**Task objective**
Read the lines that follow and pick out every one containing the word "matplotlib".

**Information supplied**
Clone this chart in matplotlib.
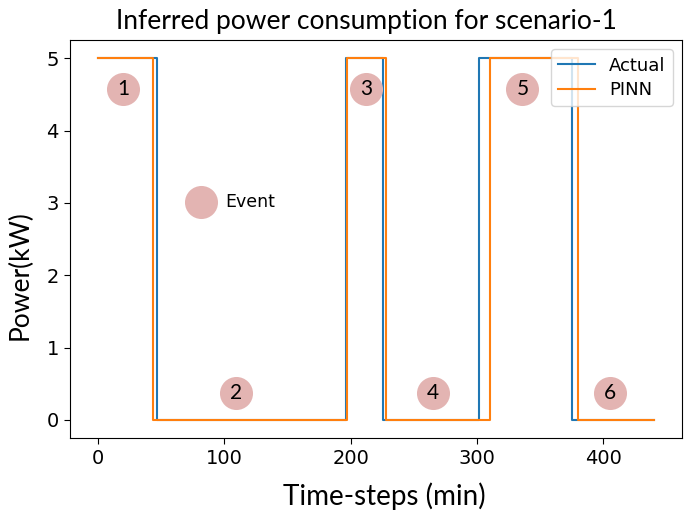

==

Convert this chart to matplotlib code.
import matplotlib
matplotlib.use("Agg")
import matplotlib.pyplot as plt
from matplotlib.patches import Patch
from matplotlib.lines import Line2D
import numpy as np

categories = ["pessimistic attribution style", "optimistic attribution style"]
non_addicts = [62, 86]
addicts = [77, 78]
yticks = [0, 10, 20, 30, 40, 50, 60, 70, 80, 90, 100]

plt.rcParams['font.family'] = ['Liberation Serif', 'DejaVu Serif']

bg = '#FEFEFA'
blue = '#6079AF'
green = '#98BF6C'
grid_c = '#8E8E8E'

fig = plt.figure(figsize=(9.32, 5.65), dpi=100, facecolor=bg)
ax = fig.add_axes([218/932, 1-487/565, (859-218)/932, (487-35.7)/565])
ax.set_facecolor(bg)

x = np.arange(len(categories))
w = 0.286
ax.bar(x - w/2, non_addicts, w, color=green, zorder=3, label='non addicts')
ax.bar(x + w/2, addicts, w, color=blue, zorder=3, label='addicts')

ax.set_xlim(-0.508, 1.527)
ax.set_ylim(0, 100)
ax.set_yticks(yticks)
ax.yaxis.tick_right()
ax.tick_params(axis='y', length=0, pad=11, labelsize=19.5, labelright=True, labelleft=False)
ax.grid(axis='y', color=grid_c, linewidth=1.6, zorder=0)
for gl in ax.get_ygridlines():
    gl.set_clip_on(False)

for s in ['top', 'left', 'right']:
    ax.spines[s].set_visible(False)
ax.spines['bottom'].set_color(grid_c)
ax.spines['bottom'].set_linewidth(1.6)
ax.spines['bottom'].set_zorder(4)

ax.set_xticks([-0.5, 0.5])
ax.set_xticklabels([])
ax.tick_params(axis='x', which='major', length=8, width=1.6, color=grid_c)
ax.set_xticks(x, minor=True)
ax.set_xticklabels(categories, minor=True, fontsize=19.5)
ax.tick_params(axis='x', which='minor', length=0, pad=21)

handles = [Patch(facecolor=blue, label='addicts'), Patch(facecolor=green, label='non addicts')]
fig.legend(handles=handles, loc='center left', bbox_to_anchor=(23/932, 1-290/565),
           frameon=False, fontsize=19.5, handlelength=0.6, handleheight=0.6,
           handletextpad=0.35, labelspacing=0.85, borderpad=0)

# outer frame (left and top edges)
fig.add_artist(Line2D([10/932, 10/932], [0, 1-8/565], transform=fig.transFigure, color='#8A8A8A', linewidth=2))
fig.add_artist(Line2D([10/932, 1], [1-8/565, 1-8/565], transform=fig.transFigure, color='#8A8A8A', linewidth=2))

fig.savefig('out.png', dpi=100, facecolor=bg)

==

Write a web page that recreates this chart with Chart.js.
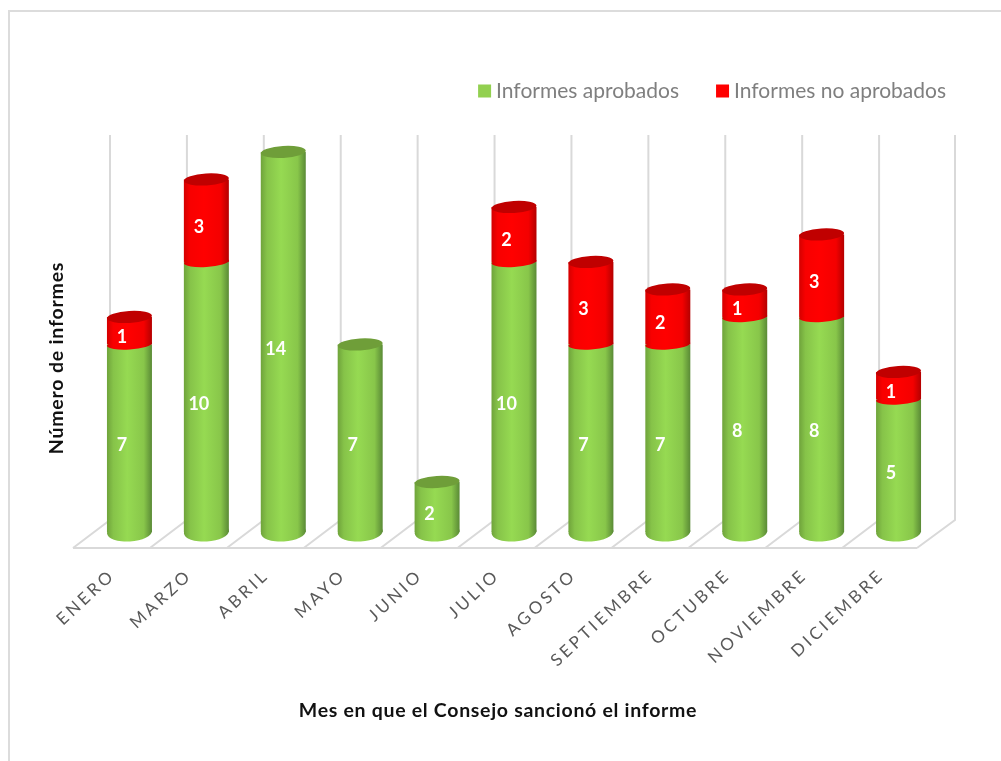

**Response for this exercise**
Clone this chart in matplotlib.
Convert this chart to matplotlib code.
import matplotlib
matplotlib.use("Agg")
import matplotlib.pyplot as plt
from matplotlib.patches import Patch
from matplotlib.lines import Line2D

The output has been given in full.